** START DATASET EXCERPTS **

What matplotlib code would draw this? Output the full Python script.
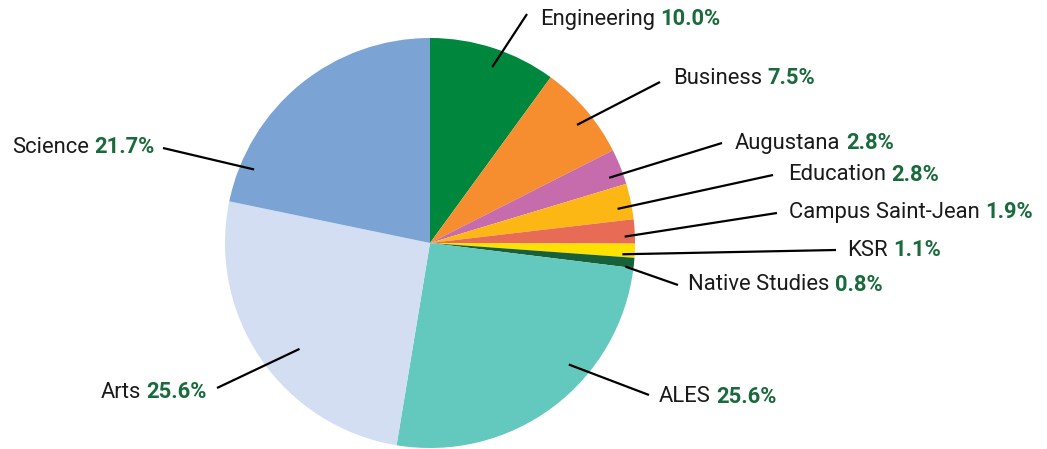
import numpy as np
import matplotlib.pyplot as plt

plt.rcParams['font.family'] = ['Roboto', 'DejaVu Sans']

faculties = ['Engineering', 'Business', 'Augustana', 'Education', 'Campus Saint-Jean',
             'KSR', 'Native Studies', 'ALES', 'Arts', 'Science']
shares = [10.0, 7.5, 2.8, 2.8, 1.9, 1.1, 0.8, 25.6, 25.6, 21.7]
colors = ['#00873E', '#F68D2E', '#C66BAC', '#FDB714', '#E86C55',
          '#FFE100', '#17613A', '#63C8BE', '#D3DEF2', '#7BA4D5']

# label layout (pixel positions in the 1047x449 canvas, y from top)
# (fraction along wedge, radius fraction, line end x, line end y, text x, text y, side)
layout = [
    (0.54, 0.91, 527, 14, 540, 19, 'left'),
    (0.56, 0.92, 660, 82, 673, 78, 'left'),
    (0.68, 0.93, 722, 143, 735, 143, 'left'),
    (0.64, 0.93, 773, 175, 788, 175, 'left'),
    (0.70, 0.95, 777, 213, 789, 212, 'left'),
    (0.80, 0.94, 836, 250, 847, 250, 'left'),
    (0.95, 0.96, 678, 285, 688, 285, 'left'),
    (0.37, 0.90, 649, 395, 659, 397, 'left'),
    (0.45, 0.82, 217, 388, 207, 392, 'right'),
    (0.14, 0.93, 163, 148, 155, 147, 'right'),
]

W, H = 1047, 449
cx, cy, R = 430, 243, 205
FS = 15.8

fig = plt.figure(figsize=(W / 100, H / 100), dpi=100)
ax = fig.add_axes([0, 0, 1, 1])

ax.pie(shares, colors=colors, startangle=90, counterclock=False, radius=1,
       wedgeprops=dict(linewidth=0))
ax.set_xlim(-cx / R, (W - cx) / R)
ax.set_ylim(-(H - cy) / R, cy / R)
ax.set_aspect('auto')
ax.axis('off')


def px(x, y):
    return (x - cx) / R, (cy - y) / R


total = sum(shares)
start = 0.0
for name, val, lay in zip(faculties, shares, layout):
    f, rf, lx, ly, tx, ty, side = lay
    span = val / total * 360
    cw = start + f * span
    th = np.deg2rad(90 - cw)
    x0, y0 = rf * np.cos(th), rf * np.sin(th)
    x1, y1 = px(lx, ly)
    ax.plot([x0, x1], [y0, y1], color='black', lw=1.6, solid_capstyle='butt')
    start += span

    txx, tyy = px(tx, ty)
    pct = f'{val:.1f}%'
    if side == 'left':
        t = ax.text(txx, tyy, name, ha='left', va='center', fontsize=FS, color='#1a1a1a')
        ax.annotate(pct, xy=(1, 0.5), xycoords=t, xytext=(4, 0), textcoords='offset points',
                    ha='left', va='center', fontsize=FS, fontweight='bold', color='#1A6B3C')
    else:
        t = ax.text(txx, tyy, pct, ha='right', va='center', fontsize=FS,
                    fontweight='bold', color='#1A6B3C')
        ax.annotate(name, xy=(0, 0.5), xycoords=t, xytext=(-4, 0), textcoords='offset points',
                    ha='right', va='center', fontsize=FS, color='#1a1a1a')

fig.savefig('out.png', dpi=100)
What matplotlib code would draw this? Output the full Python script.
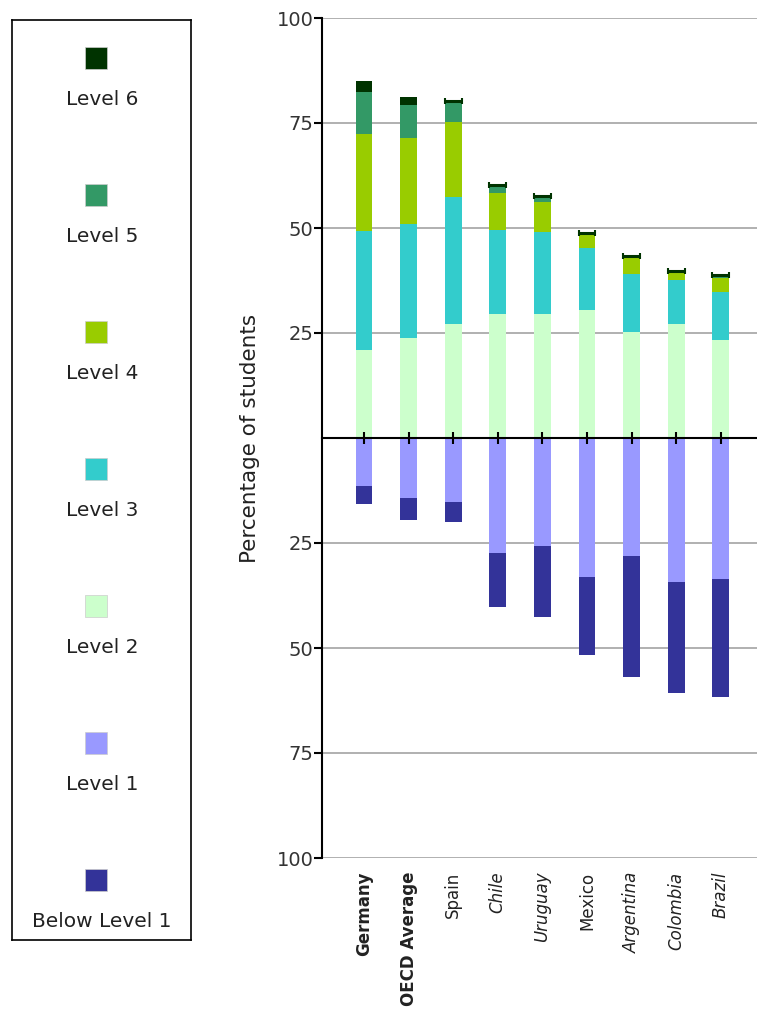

** END DATASET EXCERPTS **

*REQUIREMENTS*.
Output the entries above exactly, without their pictures.

*CORRECT OUTPUT*.
What matplotlib code would draw this? Output the full Python script.
import numpy as np
import matplotlib.pyplot as plt

plt.rcParams['font.family'] = ['Roboto', 'DejaVu Sans']

faculties = ['Engineering', 'Business', 'Augustana', 'Education', 'Campus Saint-Jean',
             'KSR', 'Native Studies', 'ALES', 'Arts', 'Science']
shares = [10.0, 7.5, 2.8, 2.8, 1.9, 1.1, 0.8, 25.6, 25.6, 21.7]
colors = ['#00873E', '#F68D2E', '#C66BAC', '#FDB714', '#E86C55',
          '#FFE100', '#17613A', '#63C8BE', '#D3DEF2', '#7BA4D5']

# label layout (pixel positions in the 1047x449 canvas, y from top)
# (fraction along wedge, radius fraction, line end x, line end y, text x, text y, side)
layout = [
    (0.54, 0.91, 527, 14, 540, 19, 'left'),
    (0.56, 0.92, 660, 82, 673, 78, 'left'),
    (0.68, 0.93, 722, 143, 735, 143, 'left'),
    (0.64, 0.93, 773, 175, 788, 175, 'left'),
    (0.70, 0.95, 777, 213, 789, 212, 'left'),
    (0.80, 0.94, 836, 250, 847, 250, 'left'),
    (0.95, 0.96, 678, 285, 688, 285, 'left'),
    (0.37, 0.90, 649, 395, 659, 397, 'left'),
    (0.45, 0.82, 217, 388, 207, 392, 'right'),
    (0.14, 0.93, 163, 148, 155, 147, 'right'),
]

W, H = 1047, 449
cx, cy, R = 430, 243, 205
FS = 15.8

fig = plt.figure(figsize=(W / 100, H / 100), dpi=100)
ax = fig.add_axes([0, 0, 1, 1])

ax.pie(shares, colors=colors, startangle=90, counterclock=False, radius=1,
       wedgeprops=dict(linewidth=0))
ax.set_xlim(-cx / R, (W - cx) / R)
ax.set_ylim(-(H - cy) / R, cy / R)
ax.set_aspect('auto')
ax.axis('off')


def px(x, y):
    return (x - cx) / R, (cy - y) / R


total = sum(shares)
start = 0.0
for name, val, lay in zip(faculties, shares, layout):
    f, rf, lx, ly, tx, ty, side = lay
    span = val / total * 360
    cw = start + f * span
    th = np.deg2rad(90 - cw)
    x0, y0 = rf * np.cos(th), rf * np.sin(th)
    x1, y1 = px(lx, ly)
    ax.plot([x0, x1], [y0, y1], color='black', lw=1.6, solid_capstyle='butt')
    start += span

    txx, tyy = px(tx, ty)
    pct = f'{val:.1f}%'
    if side == 'left':
        t = ax.text(txx, tyy, name, ha='left', va='center', fontsize=FS, color='#1a1a1a')
        ax.annotate(pct, xy=(1, 0.5), xycoords=t, xytext=(4, 0), textcoords='offset points',
                    ha='left', va='center', fontsize=FS, fontweight='bold', color='#1A6B3C')
    else:
        t = ax.text(txx, tyy, pct, ha='right', va='center', fontsize=FS,
                    fontweight='bold', color='#1A6B3C')
        ax.annotate(name, xy=(0, 0.5), xycoords=t, xytext=(-4, 0), textcoords='offset points',
                    ha='right', va='center', fontsize=FS, color='#1a1a1a')

fig.savefig('out.png', dpi=100)
What matplotlib code would draw this? Output the full Python script.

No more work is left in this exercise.